# Vector Calculus - Gradient Fields

To show that a function $$F(x,y,z)=(f_1,f_2,f_3)$$ is a gradient/conservative field, is enough to show that $$\frac{\partial f_1}{\partial z} = \frac{\partial f_3}{\partial x} \ and \ \ \frac{\partial f_1}{\partial y} = \frac{\partial f_2}{\partial x} \ \ and \ \ \frac{\partial f_2}{\partial z} = \frac{\partial f_3}{\partial y} \ \ ????$$ To show that is NOT it's enough to show that one of this conditions are not true. But my question is: if these 3 conditions are true can i conclue that the function F is a gradient field?

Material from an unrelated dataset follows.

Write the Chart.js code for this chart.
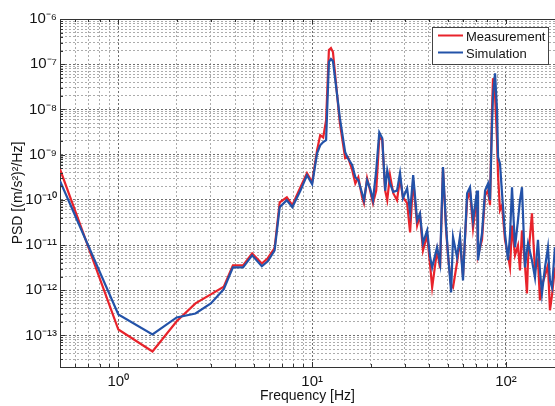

• if those three conditions are true then $\nabla \times F = 0$ Dec 27, 2016 at 16:06

It's a bit complicated/delicate:

1. If the domain $D$ of the vector field $F$ is a non-empty, simply connected open set, then every $C^{1}$ vector field whose curl vanishes throughout $D$ is a gradient field in $D$. Particularly, if $F$ is defined in some rectangular box, or on a ball, or on all of $\mathbf{R}^{n}$, then the following are equivalent:

(i) $\nabla \times F = 0$ throughout $D$.

(ii) There exists a $C^{2}$ function $f$ in $D$ such that $\nabla f = F$.

2. The vector field $$F = \frac{(-y, x, 0)}{x^{2} + y^{2}}$$ is curl-free on the complement $D$ of the $z$-axis in $\mathbf{R}^{3}$. Because the integral of $F$ around the unit circle is $2\pi$, however, $F$ is not a gradient field on $D$.

If $D'$ denotes the complement of an arbitrary closed half-plane containing the $z$-axis, then $F$ is a gradient field in $D'$. (!) For example, if $D'$ is the complement of the half-plane $x \leq 0$, $y = 0$, and if $\theta:D' \to (-\pi, \pi)$ denotes the branch of the cylindrical angle function, then $F = \nabla \theta$ in $D'$.

In summary, whether or not a particular curl-free vector field $F$ is gradient in a domain $D$ depends not merely on the component functions of $F$, but on the topology of $D$.

If the domain $$D$$ is simply connected, then the answer to your question is YES.

Added:- Since $$\nabla ×F=\begin{vmatrix}\hat i&\hat j&\hat k\\\delta/\delta x&\delta/\delta y&\delta/\delta z\\f_1&f_2&f_3\end{vmatrix}=0$$

$$\implies \hat i(\delta f_3/\delta y-\delta f_2/\delta z)-\hat j(\delta f_3/\delta x-\delta f_1/\delta z)+\hat k(\delta f_2/\delta x-\delta f_1/\delta y)=0$$